Burghfield Common reacts to controversial café approval, some ‘delighted’ while others having ‘sleepless nights’
Burghfield Common residents have reacted to West Berkshire Council’s decision to approve controversial plans for a café to be built on the village’s recreation ground, going against the planning officers’ recommendation to refuse it.
On Wednesday, July 13 the plans were put forward to the Eastern Area Planning Committee, who unanimously voted to approve the construction of a temporary café located between the recreation ground’s children’s play area and sports pavilion.
However, members of the Burghfield Common Residents Group sought government intervention and wrote to the Secretary of State for Levelling Up, Housing and Communities, meaning the minister has 21 days to either overrule or go along with the committee’s decision.
A key issue that was debated was the café’s location within AWE’s DEPZ (detailed emergency planning zone) with planning officers’ stating the structure of the building would not sustain enough protection in the event of an incident at the nearby nuclear bomb factory.
Councillors decided to approve the plans despite this, meaning the Office for Nuclear Regulation will also have to have a say on the plan.
Burghfield Parish Council chairman Tim Ansell, who was present at the committee meeting to voice his support for the plans, said: “To get a unanimous result was very pleasant.
“I was delighted with the council’s debate and they raised the point that was concerning many of us on the parish council most of all and that was around the rules of the DPEZ.
“A café we see is obviously a good idea, but the restriction the DPEZ is placing on things is a concern to West Berkshire Council, but also Burghfield.”
Steph Awbery, a Burghfield Common resident who spoke against the plans at the meeting, said she was disappointed with the committee’s decision.
In response to the council going against the ONR’s recommendations, she said: “They’ve totally ignored the safety of the parishioners.”
She also thinks that the café will increase the presence of anti-social behaviour in the village.
“You’re going to have gangs meeting up there,” she said.
“It will be a meeting place for the youngsters, and sometimes the wrong youngsters.”

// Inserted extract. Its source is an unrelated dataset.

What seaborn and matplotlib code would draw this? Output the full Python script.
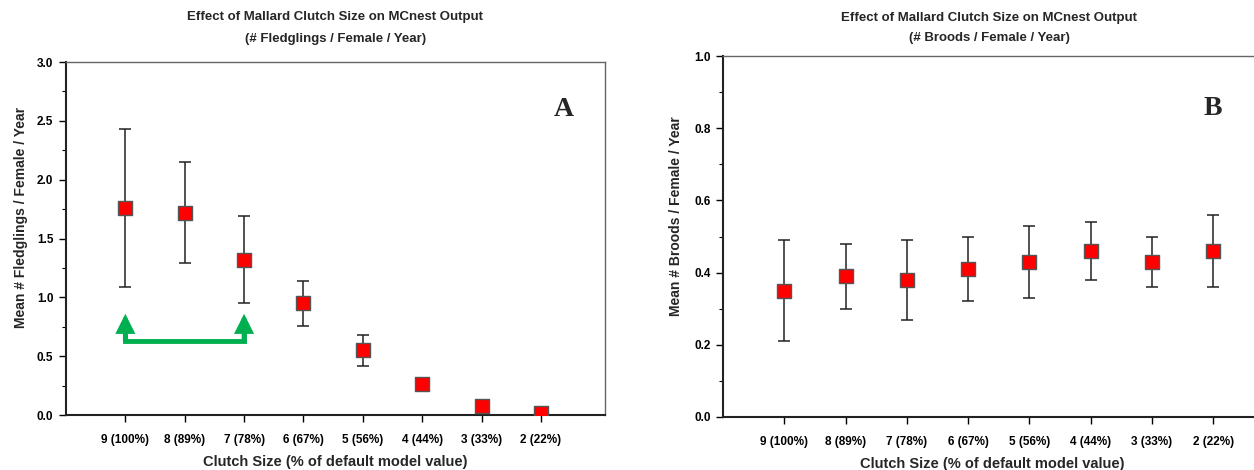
import numpy as np
import pandas as pd
import matplotlib
matplotlib.use("Agg")
import matplotlib.pyplot as plt
from matplotlib.ticker import MultipleLocator
import seaborn as sns

# Data
clutch_labels = ["9 (100%)", "8 (89%)", "7 (78%)", "6 (67%)", "5 (56%)", "4 (44%)", "3 (33%)", "2 (22%)"]

fledge_mean = [1.76, 1.72, 1.32, 0.95, 0.55, 0.26, 0.08, 0.02]
fledge_upper = [2.43, 2.15, 1.69, 1.14, 0.68, 0.26, 0.08, 0.02]
fledge_lower = [1.09, 1.29, 0.95, 0.76, 0.42, 0.26, 0.08, 0.02]

brood_mean = [0.35, 0.39, 0.38, 0.41, 0.43, 0.46, 0.43, 0.46]
brood_upper = [0.49, 0.48, 0.49, 0.50, 0.53, 0.54, 0.50, 0.56]
brood_lower = [0.21, 0.30, 0.27, 0.32, 0.33, 0.38, 0.36, 0.36]

sns.set_theme(style="white")
plt.rcParams["font.family"] = ["Liberation Sans", "DejaVu Sans"]
plt.rcParams["font.weight"] = "bold"

fig = plt.figure(figsize=(12.54, 4.70), dpi=100)
ax_a = fig.add_axes([0.0526, 0.117, 0.4299, 0.751])
ax_b = fig.add_axes([0.5766, 0.1128, 0.4300, 0.768])


def draw_panel(ax, mean, upper, lower, ylim, major, minor, ylabel):
    df = pd.DataFrame({"x": np.arange(len(clutch_labels)), "mean": mean,
                       "upper": upper, "lower": lower})
    yerr = [df["mean"] - df["lower"], df["upper"] - df["mean"]]
    ax.errorbar(df["x"], df["mean"], yerr=yerr, fmt="none", ecolor="#222222",
                elinewidth=1.1, capsize=4, capthick=1.1, zorder=2)
    sns.scatterplot(data=df, x="x", y="mean", marker="s", s=115, color="#ff0000",
                    edgecolor="#555555", linewidth=1.0, ax=ax, zorder=3, legend=False)
    ax.set_ylim(*ylim)
    ax.yaxis.set_major_locator(MultipleLocator(major))
    ax.yaxis.set_minor_locator(MultipleLocator(minor))
    ax.yaxis.set_major_formatter(plt.FormatStrFormatter("%.1f"))
    ax.set_xticks(df["x"])
    ax.set_xticklabels(clutch_labels)
    ax.tick_params(axis="both", which="both", direction="out", left=True, bottom=True,
                   labelsize=8.5, colors="black")
    ax.tick_params(axis="y", which="major", length=5, width=1, pad=4)
    ax.tick_params(axis="y", which="minor", length=3, width=0.8)
    ax.tick_params(axis="x", which="major", length=5, width=1, pad=9)
    for lab in ax.get_xticklabels() + ax.get_yticklabels():
        lab.set_fontweight("bold")
    ax.set_xlabel("Clutch Size (% of default model value)", fontsize=10.5, fontweight="bold", labelpad=6)
    ax.set_ylabel(ylabel, fontsize=10, fontweight="bold")
    for side in ["left", "bottom"]:
        ax.spines[side].set_color("#222222")
        ax.spines[side].set_linewidth(1.5)
    for side in ["top", "right"]:
        ax.spines[side].set_color("#666666")
        ax.spines[side].set_linewidth(1.0)


draw_panel(ax_a, fledge_mean, fledge_upper, fledge_lower, (0, 3.0), 0.5, 0.25,
           "Mean # Fledglings / Female / Year")
ax_a.set_xlim(-1.0, 8.08)
ax_a.yaxis.set_label_coords(-0.070, 0.56)

draw_panel(ax_b, brood_mean, brood_upper, brood_lower, (0, 1.0), 0.2, 0.1,
           "Mean # Broods / Female / Year")
ax_b.set_xlim(-1.0, 7.8)
ax_b.yaxis.set_label_coords(-0.075, 0.557)

# green bracket arrow in panel A
green = "#00b050"
ax_a.plot([0, 0, 2, 2], [0.72, 0.63, 0.63, 0.72], color=green, lw=3.5,
          solid_joinstyle="miter", solid_capstyle="butt", zorder=1)
for xa in [0, 2]:
    ax_a.annotate("", xy=(xa, 0.86), xytext=(xa, 0.63),
                  arrowprops=dict(arrowstyle="-|>,head_width=0.2,head_length=0.4",
                                  mutation_scale=22, color=green, lw=3.5,
                                  shrinkA=0, shrinkB=0, joinstyle="miter"))

ax_a.text(7.38, 2.6, "A", fontsize=20, fontweight="bold", family="Liberation Serif",
          ha="center", va="center")
ax_b.text(7.0, 0.856, "B", fontsize=20, fontweight="bold", family="Liberation Serif",
          ha="center", va="center")

fig.text(0.2675, 0.963, "Effect of Mallard Clutch Size on MCnest Output", ha="center",
         va="center", fontsize=9.5, fontweight="bold")
fig.text(0.2675, 0.918, "(# Fledglings / Female / Year)", ha="center", va="center",
         fontsize=9.5, fontweight="bold")
fig.text(0.789, 0.962, "Effect of Mallard Clutch Size on MCnest Output", ha="center",
         va="center", fontsize=9.5, fontweight="bold")
fig.text(0.789, 0.919, "(# Broods / Female / Year)", ha="center", va="center",
         fontsize=9.5, fontweight="bold")

fig.savefig("out.png", dpi=100)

Councillor Graham Bridgman (Con, Burghfield & Mortimer) was pleased that the issue surrounding the ONR objection and the relationship of the proposed café site to the DPEZ received a proper discussion at committee, something he saw as the plan’s only major concern.
He said in response to the ONR’s concerns about the café’s lack of proper protection in the face of a nuclear event: “If this application hadn’t gone through, anyone could sit out on that park having a cup of tea. Then what happens?”
He also referred to the highways comments, which saw no issue with the development going ahead and raised no objections
He said: “Who says anyone is going to park on a double yellow line?
“If they do, that’s what traffic enforcement is there for.
“There are already traffic restrictions around that site.”
Another Burghfield Common resident who is against the café plans believed that delivery vehicles will increase traffic around the recreation ground making it unsafe for locals.
She said: “I don’t want a café on the rec, but I am more worried about the children and the parishioners on that bend.
“It gives me sleepless nights.”
She and her husband are now considering moving because of the café development.
“It is criminal that we are being forced out of our beautiful home of 40 years because of the actions of others,” she said.